In 2014, his family was able to open “El Pulgarcito” after years of having managed their church kitchen.
From 2010 until 2014, Lopez along with his siblings Daniela and Jefferson Lopez would help their parents at Casa de Dios U.S.A.
On Saturdays, they would open the church kitchen at 8 a.m., and get home at 12 a.m. On Sundays, the church would have four services throughout the day, the first one being at 6 a.m. so Lopez and his family would be up at 4 a.m. to prepare for the day ahead.
He described it as difficult, especially being so young at the time.
“It was a struggle, because my parents didn’t want that for us, working that early, not sleeping. But it was a sacrifice we had to make to help them out,” he said.
Lopez considers his parents opening up a restaurant a blessing. Seeing his parents come to the U.S. with nothing and working countless years to attain a goal was motivation for him.
“All my life I wanted to be a soccer player, a professional soccer player,” said Lopez.
Playing in clubs since he was young helped him in developing his skills, and he dreamed of playing professionally in the Major Soccer League. However, he knew traveling internationally would be out of reach, due to his status. He questioned the possibility of playing professionally even if the opportunity ever presented itself.
“That made me think, maybe it’s not possible. It was mostly those things that made me realize that it’s hard to be undocumented. You lose a lot of opportunities,” he said.
Constantly working and being focused on soccer didn’t give Lopez much time to think about his future, doing something besides working at his family’s restaurant wasn’t something he considered.
However that all changed when he was accepted as an Equal Chance for Education beneficiary.
“That really changed my whole perspective on what I was going to do after graduation. Because before that, I didn’t really know what to do,” he said.
While he was excited about his new journey as an ECE scholar, the challenges of being a DACA student were still very present.
There was still that fear of not knowing what the future could bring, fear of no longer being able to provide for his family back home, fear of deportation and losing everything he had worked for.
“Everything you do is not only for yourself, but also for your family outside the U.S., it’s what keeps you going here. As an immigrant, you don’t have the same opportunities as everyone else, you have to accept what you get,” he said.
During his first 100 days in office, President Joe Biden made immigration a top priority, signing a plethora of executive orders including the U.S. Citzenship Act of 2021, which if signed into law, would be the largest and most reformative program in U.S. history, aiding not just DACA recipients but also the millions of undocumented immigrants in the U.S.
The bill was introduced to the House of Representatives on Feb. 18, 2021, and referred to the Subcommittee on Immigration and Citizenship on April 28, 2021.
There has not been any progress on the bill since.
For Lopez, hearing promises but not seeing any real, tangible progress being made makes it difficult for him to remain positive about the future of DACA.
“Hearing those things is unsettling just because you’re building hope.

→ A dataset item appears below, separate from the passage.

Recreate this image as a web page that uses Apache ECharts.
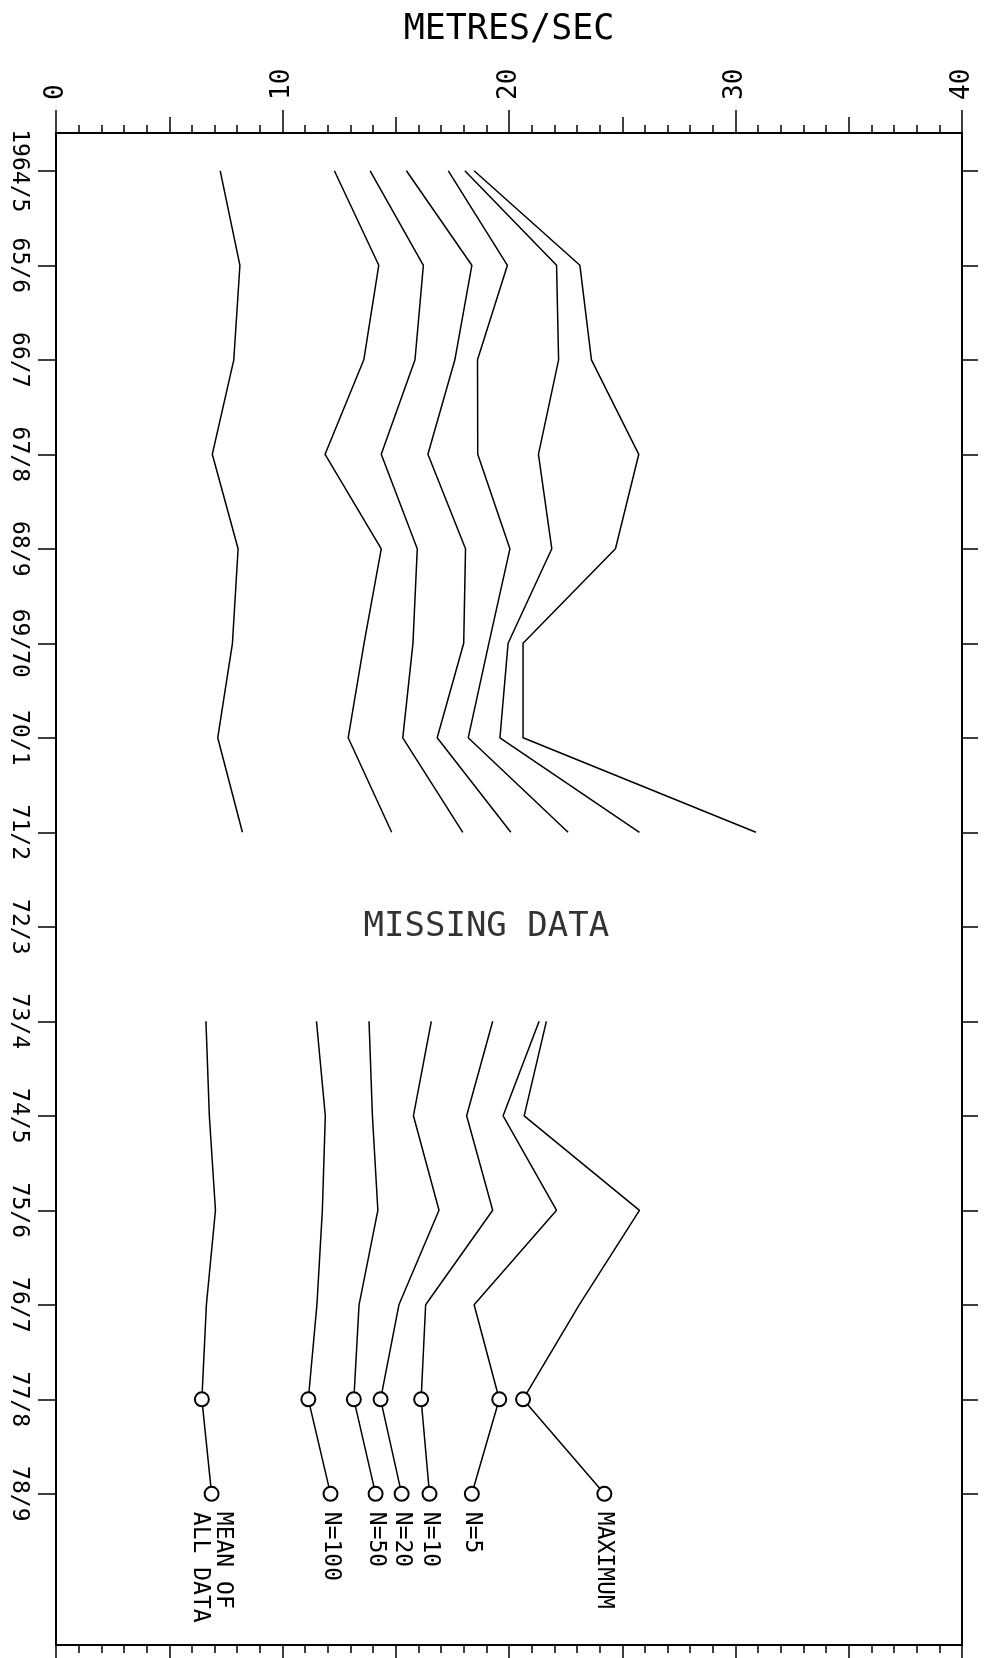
<!DOCTYPE html>
<html>
<head>
<meta charset="utf-8">
<script src="https://cdn.jsdelivr.net/npm/echarts@6/dist/echarts.min.js"></script>
<style>
  html, body { margin: 0; padding: 0; background: #fff; }
  #chart { width: 986px; height: 1658px; }
</style>
</head>
<body>
<div id="chart"></div>
<script>
// Wind speed (metres/sec) per season, one array per statistic.
const seasons = ['1964/5', '65/6', '66/7', '67/8', '68/9', '69/70', '70/1', '71/2',
                 '72/3', '73/4', '74/5', '75/6', '76/7', '77/8', '78/9'];
const meanAll = [7.25, 8.12, 7.85, 6.9, 8.04, 7.79, 7.14, 8.23, null, 6.62, 6.77, 7.04, 6.64, 6.44, 6.87];
const n100    = [12.29, 14.25, 13.59, 11.88, 14.36, 13.6, 12.9, 14.82, null, 11.5, 11.89, 11.76, 11.52, 11.14, 12.12];
const n50     = [13.87, 16.22, 15.85, 14.36, 15.95, 15.76, 15.31, 17.96, null, 13.82, 13.97, 14.21, 13.38, 13.15, 14.11];
const n20     = [15.47, 18.36, 17.61, 16.42, 18.08, 18.0, 16.83, 20.08, null, 16.57, 15.78, 16.91, 15.14, 14.33, 15.26];
const n10     = [17.32, 19.93, 18.61, 18.62, 20.04, 19.11, 18.2, 22.61, null, 19.28, 18.13, 19.28, 16.32, 16.12, 16.49];
const n5      = [18.05, 22.1, 22.19, 21.3, 21.89, 19.96, 19.6, 25.76, null, 21.33, 19.74, 22.1, 18.46, 19.57, 18.36];
const maximum = [18.46, 23.13, 23.64, 25.73, 24.7, 20.62, 20.62, 30.9, null, 21.65, 20.67, 25.76, 23.1, 20.62, 24.21];

const seriesNames = ['MEAN OF\nALL DATA', 'N=100', 'N=50', 'N=20', 'N=10', 'N=5', 'MAXIMUM'];
const seriesValues = [meanAll, n100, n50, n20, n10, n5, maximum];
const markedSeasons = ['77/8', '78/9'];

const axisTitle = 'METRES/SEC';
const gapNote = { text: 'MISSING DATA', value: 19, season: '72/3' };

const INK = '#000';
const FONT = '"DejaVu Sans Mono", "Liberation Mono", monospace';
const seasonIdx = seasons.map((_, i) => i);
const lastIdx = seasons.length - 1;

const xBase = {
  type: 'value', min: 0, max: 40,
  splitLine: { show: false },
  axisLine: { show: true, onZero: false, lineStyle: { color: INK, width: 2 } }
};
const yBase = {
  type: 'value', inverse: true, min: -0.4, max: 15.6,
  splitLine: { show: false },
  axisLine: { show: true, onZero: false, lineStyle: { color: INK, width: 2 } }
};
const tickLine = { color: INK, width: 1.5 };

const lineSeries = seriesNames.map((name, s) => ({
  type: 'line',
  name: name,
  xAxisIndex: 0,
  yAxisIndex: 0,
  data: seriesValues[s].map((v, i) => {
    const item = {
      value: [v == null ? '-' : v, i],
      symbol: markedSeasons.includes(seasons[i]) ? 'emptyCircle' : 'none'
    };
    if (i === lastIdx) item.label = { show: true };
    return item;
  }),
  symbolSize: 14,
  connectNulls: false,
  lineStyle: { color: INK, width: 1.5 },
  itemStyle: { color: INK, borderColor: INK, borderWidth: 1.5 },
  label: {
    show: false,
    position: 'bottom',
    distance: 10,
    rotate: -90,
    align: 'left',
    verticalAlign: 'middle',
    formatter: p => p.seriesName,
    color: INK,
    fontFamily: FONT,
    fontSize: 23,
    lineHeight: 23
  },
  emphasis: { disabled: true },
  silent: true
}));

const noteSeries = {
  type: 'scatter',
  xAxisIndex: 0,
  yAxisIndex: 0,
  data: [[gapNote.value, seasons.indexOf(gapNote.season)]],
  symbolSize: 1,
  itemStyle: { color: 'rgba(0,0,0,0)' },
  label: {
    show: true,
    position: 'inside',
    formatter: gapNote.text,
    color: INK,
    fontFamily: FONT,
    fontSize: 34
  },
  emphasis: { disabled: true },
  silent: true
};

const chart = echarts.init(document.getElementById('chart'), null, { renderer: 'canvas' });
chart.setOption({
  animation: false,
  backgroundColor: '#fff',
  grid: { left: 56, right: 24, top: 133, bottom: 13, containLabel: false, outerBoundsMode: 'none' },
  xAxis: [
    {
      ...xBase, position: 'top', interval: 10,
      axisTick: { show: true, length: 23, lineStyle: tickLine },
      minorTick: { show: true, splitNumber: 10, length: 8, lineStyle: tickLine },
      axisLabel: { show: true, rotate: -90, margin: 33, color: INK, fontFamily: FONT, fontSize: 26 },
      name: axisTitle, nameLocation: 'middle', nameGap: 86,
      nameTextStyle: { color: INK, fontFamily: FONT, fontSize: 35 }
    },
    {
      ...xBase, position: 'top', interval: 5,
      axisLine: { show: false, onZero: false },
      axisTick: { show: true, length: 16, lineStyle: tickLine },
      axisLabel: { show: false }
    },
    {
      ...xBase, position: 'bottom', interval: 10,
      axisTick: { show: true, length: 23, lineStyle: tickLine },
      minorTick: { show: true, splitNumber: 10, length: 8, lineStyle: tickLine },
      axisLabel: { show: false }
    },
    {
      ...xBase, position: 'bottom', interval: 5,
      axisLine: { show: false, onZero: false },
      axisTick: { show: true, length: 16, lineStyle: tickLine },
      axisLabel: { show: false }
    }
  ],
  yAxis: [
    {
      ...yBase, position: 'left',
      axisTick: { show: true, customValues: seasonIdx, length: 18, lineStyle: tickLine },
      axisLabel: {
        show: true, customValues: seasonIdx, rotate: -90, margin: 26,
        formatter: v => seasons[Math.round(v)] || '',
        color: INK, fontFamily: FONT, fontSize: 23
      }
    },
    {
      ...yBase, position: 'right',
      axisTick: { show: true, customValues: seasonIdx, length: 16, lineStyle: tickLine },
      axisLabel: { show: false }
    }
  ],
  series: [...lineSeries, noteSeries]
});
</script>
</body>
</html>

You’re working hard every day with the mindset of, ‘Ok tomorrow I can get those opportunities, tomorrow I’ll be able to do something else.’ … You’re told something’s going to change but you don’t see it happening. You’re stuck with, ‘Should I give up? Or should I keep going?’ It all comes back to what keeps us going as undocumented people – our families outside the U.S.,” said Lopez.
However, Lopez said that having DACA has given him the motivation of working hard towards his engineering degree, not only to give back to his parents but to give back to everyone who was able to help him get to where he is.

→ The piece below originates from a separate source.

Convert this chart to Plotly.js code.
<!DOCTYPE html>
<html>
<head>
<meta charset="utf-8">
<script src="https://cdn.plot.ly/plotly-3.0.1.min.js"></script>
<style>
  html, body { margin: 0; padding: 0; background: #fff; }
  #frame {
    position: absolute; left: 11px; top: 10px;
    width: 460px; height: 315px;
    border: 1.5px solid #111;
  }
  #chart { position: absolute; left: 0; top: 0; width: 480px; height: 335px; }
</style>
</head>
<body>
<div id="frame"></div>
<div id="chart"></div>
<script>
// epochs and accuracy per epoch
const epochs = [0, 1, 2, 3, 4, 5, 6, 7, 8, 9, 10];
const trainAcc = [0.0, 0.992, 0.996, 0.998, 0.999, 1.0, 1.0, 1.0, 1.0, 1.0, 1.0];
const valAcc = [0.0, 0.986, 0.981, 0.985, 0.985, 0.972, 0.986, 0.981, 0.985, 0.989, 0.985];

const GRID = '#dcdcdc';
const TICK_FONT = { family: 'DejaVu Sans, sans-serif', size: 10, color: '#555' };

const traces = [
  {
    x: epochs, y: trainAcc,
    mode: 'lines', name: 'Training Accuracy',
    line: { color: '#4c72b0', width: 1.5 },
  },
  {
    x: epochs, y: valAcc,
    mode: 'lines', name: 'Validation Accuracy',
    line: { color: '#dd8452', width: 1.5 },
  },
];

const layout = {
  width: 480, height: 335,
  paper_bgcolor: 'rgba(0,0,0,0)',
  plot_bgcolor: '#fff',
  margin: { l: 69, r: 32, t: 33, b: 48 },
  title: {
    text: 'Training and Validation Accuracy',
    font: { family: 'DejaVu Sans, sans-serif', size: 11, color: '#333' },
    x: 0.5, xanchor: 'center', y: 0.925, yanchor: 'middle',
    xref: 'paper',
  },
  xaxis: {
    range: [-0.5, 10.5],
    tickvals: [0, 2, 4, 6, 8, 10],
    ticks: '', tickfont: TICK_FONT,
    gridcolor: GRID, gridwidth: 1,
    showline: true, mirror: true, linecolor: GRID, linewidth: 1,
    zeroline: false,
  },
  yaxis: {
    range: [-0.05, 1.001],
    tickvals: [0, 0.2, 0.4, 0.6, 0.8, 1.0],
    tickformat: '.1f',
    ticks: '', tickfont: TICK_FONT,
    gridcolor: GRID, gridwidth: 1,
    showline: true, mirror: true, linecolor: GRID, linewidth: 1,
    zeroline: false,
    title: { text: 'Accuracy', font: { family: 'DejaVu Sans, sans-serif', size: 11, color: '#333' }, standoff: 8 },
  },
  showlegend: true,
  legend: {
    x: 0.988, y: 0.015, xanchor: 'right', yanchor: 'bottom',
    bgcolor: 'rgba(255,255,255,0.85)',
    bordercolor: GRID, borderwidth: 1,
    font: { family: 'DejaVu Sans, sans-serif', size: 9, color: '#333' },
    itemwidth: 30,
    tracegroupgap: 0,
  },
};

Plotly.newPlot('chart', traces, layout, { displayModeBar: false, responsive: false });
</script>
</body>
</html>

Two years ago Lopez was able to find work outside his family’s restaurant at Office Depot. His boss was understanding of his situation as a DACA student and as a student athlete. Lopez said his boss was like a mentor to him, offering him advice and connecting him with others who could assist him with his desired career field.
Lopez said it is thanks to people like his boss that he has been able to overcome the challenges that come with being an undocumented student.

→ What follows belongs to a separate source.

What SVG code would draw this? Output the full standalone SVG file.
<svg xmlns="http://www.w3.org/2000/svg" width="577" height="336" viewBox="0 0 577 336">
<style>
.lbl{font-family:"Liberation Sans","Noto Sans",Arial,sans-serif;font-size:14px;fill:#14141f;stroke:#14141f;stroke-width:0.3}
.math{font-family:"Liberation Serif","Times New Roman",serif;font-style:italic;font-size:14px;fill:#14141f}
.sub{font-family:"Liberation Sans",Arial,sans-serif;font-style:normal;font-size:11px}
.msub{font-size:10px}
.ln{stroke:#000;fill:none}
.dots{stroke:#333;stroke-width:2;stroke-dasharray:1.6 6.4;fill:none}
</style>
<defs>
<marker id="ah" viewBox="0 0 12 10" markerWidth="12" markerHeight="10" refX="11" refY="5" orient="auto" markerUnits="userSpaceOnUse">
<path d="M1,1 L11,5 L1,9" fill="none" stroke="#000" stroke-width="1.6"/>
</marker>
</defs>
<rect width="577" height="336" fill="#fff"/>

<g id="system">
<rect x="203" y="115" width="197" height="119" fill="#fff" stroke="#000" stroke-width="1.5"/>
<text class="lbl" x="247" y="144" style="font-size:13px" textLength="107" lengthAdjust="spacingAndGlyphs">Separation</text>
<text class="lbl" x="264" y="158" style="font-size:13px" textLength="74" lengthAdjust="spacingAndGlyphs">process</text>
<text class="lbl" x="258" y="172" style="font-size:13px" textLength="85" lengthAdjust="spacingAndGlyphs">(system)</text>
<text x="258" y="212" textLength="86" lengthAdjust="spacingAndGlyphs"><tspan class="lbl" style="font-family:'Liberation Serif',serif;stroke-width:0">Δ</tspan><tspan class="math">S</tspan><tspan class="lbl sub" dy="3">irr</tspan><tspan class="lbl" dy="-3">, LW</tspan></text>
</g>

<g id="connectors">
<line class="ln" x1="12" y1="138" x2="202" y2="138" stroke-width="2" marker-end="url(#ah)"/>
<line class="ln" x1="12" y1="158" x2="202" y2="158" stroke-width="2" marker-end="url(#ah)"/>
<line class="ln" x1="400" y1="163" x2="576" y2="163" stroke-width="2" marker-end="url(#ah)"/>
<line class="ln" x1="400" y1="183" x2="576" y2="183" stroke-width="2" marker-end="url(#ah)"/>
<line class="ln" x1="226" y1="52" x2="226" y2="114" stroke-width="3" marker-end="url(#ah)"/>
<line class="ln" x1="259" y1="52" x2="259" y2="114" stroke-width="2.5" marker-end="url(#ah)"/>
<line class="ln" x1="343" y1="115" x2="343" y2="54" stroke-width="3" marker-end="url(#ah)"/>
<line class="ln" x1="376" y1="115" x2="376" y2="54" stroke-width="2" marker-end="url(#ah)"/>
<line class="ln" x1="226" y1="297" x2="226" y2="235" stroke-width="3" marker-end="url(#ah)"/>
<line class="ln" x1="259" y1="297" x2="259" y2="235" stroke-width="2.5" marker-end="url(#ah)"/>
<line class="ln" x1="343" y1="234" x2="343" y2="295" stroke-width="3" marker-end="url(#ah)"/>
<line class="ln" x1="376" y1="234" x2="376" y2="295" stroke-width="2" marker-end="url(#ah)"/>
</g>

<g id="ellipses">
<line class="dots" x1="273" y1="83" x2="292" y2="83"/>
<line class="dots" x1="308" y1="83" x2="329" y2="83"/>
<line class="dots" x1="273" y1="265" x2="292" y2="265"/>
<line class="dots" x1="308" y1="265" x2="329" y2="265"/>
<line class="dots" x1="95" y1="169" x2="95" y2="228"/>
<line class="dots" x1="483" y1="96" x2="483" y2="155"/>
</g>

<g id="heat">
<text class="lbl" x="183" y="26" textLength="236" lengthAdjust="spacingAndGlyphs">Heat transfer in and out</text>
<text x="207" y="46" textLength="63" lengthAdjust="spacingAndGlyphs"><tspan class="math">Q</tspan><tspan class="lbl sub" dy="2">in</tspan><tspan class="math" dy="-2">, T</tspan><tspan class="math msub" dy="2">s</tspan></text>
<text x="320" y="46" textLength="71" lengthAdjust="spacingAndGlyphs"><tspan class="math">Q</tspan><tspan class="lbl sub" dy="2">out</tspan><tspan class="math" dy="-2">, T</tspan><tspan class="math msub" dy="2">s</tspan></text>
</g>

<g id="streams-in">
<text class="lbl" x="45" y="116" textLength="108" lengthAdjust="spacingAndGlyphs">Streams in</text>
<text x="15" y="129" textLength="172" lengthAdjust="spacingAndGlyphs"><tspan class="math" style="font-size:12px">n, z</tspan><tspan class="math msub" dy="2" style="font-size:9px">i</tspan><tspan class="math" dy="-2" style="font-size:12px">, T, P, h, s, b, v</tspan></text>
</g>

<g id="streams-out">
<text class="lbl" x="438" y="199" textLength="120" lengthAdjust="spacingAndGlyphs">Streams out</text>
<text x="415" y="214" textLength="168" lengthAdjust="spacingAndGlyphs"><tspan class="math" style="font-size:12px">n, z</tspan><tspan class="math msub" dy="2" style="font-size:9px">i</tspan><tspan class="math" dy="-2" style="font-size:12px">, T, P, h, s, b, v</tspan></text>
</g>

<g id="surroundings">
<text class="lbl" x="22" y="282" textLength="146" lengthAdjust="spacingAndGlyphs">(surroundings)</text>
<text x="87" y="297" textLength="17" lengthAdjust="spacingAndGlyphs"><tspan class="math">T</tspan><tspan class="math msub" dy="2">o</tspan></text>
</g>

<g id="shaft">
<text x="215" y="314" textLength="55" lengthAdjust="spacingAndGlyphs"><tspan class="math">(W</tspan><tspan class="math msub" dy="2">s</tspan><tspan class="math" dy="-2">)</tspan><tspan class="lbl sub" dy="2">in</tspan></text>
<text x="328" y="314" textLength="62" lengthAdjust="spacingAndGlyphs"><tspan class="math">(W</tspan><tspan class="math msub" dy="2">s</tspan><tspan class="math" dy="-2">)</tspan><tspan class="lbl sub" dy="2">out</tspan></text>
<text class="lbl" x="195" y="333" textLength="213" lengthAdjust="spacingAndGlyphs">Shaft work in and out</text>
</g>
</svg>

“Overcoming is not just individual, but career building and networking. Building and growing those relationships with people who can eventually give you not only motivation but a second chance,” he said.
If the Dream Act was passed tomorrow, Lopez said he would be extremely grateful for all the work which was done in the dark and would take the time to talk about his family’s business and everything they experienced.
He would also travel, visit the places he’s always wanted to see but most importantly visit his family back home. His grandmother on his father’s side resided in the U.S. but moved back to El Salvador, he says it’s hard to think if he will ever see her again.
Currently, his goal is to obtain his degree, have his own business and someday give back to those who have been in his same situation.
As far as his dreams for other undocumented immigrants – equality. That everyone could have access to the same opportunities, employment and education.
“We’re just as driven as everybody else in helping our families, helping ourselves, and giving each other a better life,” he said.